- [INSTRUCTION] Copy exactly the lines from the one containing "What matplotlib code" through the one containing "mpl.rc('font', family='Liberation Serif')", both included, and leave out any pictures.

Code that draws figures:
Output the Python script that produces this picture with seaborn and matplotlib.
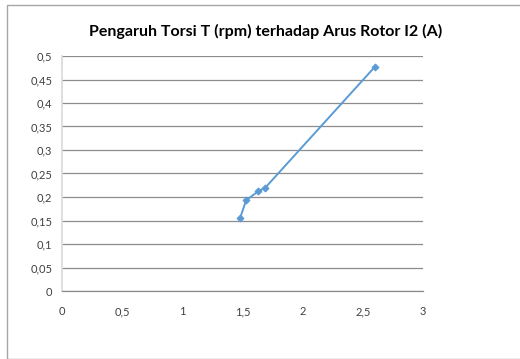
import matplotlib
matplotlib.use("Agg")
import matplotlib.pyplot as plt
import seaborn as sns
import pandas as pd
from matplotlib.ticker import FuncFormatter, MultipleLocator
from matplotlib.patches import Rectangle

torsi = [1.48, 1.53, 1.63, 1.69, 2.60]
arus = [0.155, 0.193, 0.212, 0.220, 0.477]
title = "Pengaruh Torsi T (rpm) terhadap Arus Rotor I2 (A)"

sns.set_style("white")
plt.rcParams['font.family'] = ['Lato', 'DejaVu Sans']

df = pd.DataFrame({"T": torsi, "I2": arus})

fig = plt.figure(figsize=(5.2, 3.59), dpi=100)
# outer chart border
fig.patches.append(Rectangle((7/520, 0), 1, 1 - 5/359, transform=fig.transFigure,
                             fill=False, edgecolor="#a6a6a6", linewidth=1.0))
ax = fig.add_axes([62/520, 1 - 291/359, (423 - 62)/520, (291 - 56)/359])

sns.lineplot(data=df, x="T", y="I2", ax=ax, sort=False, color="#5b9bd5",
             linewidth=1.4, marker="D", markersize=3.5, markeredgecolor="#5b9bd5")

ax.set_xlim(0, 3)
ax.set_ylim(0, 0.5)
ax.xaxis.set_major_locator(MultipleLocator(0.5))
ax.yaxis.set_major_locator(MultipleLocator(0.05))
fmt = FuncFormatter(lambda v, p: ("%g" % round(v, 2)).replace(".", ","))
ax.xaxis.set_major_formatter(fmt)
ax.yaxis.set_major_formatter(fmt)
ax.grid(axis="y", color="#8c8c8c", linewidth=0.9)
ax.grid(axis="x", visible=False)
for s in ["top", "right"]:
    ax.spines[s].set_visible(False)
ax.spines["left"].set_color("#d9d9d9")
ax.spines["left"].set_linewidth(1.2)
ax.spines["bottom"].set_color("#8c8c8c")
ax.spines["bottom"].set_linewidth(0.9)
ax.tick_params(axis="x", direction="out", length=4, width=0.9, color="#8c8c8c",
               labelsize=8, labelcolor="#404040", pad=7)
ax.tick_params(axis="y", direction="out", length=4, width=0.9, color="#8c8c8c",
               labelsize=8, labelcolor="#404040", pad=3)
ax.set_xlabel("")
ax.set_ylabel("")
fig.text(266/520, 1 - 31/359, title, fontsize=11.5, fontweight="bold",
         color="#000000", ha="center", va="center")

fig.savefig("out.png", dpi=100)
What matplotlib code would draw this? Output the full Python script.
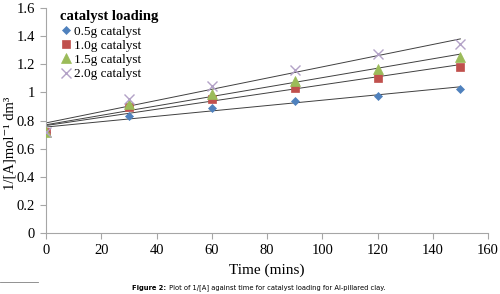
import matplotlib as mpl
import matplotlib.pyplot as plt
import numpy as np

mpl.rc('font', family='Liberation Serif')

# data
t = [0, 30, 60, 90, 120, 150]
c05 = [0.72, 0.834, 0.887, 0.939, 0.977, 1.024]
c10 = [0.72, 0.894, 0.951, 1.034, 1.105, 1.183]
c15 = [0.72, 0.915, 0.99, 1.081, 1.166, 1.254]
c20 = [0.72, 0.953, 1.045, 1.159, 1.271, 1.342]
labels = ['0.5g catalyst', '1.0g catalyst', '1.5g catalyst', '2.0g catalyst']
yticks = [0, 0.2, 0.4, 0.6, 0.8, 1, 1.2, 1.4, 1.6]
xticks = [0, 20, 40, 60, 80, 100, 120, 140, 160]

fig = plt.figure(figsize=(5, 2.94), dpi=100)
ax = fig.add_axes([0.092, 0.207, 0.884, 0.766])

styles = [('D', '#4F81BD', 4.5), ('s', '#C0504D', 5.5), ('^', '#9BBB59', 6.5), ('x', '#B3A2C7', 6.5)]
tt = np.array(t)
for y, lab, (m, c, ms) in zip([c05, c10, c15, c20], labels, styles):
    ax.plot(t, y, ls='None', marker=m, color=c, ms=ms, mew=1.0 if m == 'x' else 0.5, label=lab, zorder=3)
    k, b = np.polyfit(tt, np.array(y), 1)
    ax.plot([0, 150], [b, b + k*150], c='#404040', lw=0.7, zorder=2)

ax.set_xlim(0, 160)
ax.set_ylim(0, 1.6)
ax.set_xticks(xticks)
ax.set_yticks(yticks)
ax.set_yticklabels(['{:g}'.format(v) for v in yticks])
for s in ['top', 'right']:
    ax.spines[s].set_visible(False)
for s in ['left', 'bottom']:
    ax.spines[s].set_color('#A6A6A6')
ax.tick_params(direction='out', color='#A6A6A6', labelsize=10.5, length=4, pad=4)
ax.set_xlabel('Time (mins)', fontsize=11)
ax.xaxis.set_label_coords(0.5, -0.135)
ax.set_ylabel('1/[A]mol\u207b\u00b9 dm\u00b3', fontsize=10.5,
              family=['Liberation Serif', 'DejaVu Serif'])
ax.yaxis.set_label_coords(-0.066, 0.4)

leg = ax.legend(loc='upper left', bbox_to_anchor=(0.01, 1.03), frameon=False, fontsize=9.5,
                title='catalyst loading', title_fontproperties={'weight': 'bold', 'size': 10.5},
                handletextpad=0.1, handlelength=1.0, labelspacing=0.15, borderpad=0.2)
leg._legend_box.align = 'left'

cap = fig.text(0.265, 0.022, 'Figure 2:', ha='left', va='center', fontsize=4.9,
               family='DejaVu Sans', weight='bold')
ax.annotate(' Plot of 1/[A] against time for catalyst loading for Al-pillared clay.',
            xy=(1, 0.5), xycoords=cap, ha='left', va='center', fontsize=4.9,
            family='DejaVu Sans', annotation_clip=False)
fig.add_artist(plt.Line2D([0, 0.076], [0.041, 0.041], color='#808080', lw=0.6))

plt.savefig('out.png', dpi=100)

- [FULL RESPONSE]
What matplotlib code would draw this? Output the full Python script.
import matplotlib as mpl
import matplotlib.pyplot as plt
import numpy as np

mpl.rc('font', family='Liberation Serif')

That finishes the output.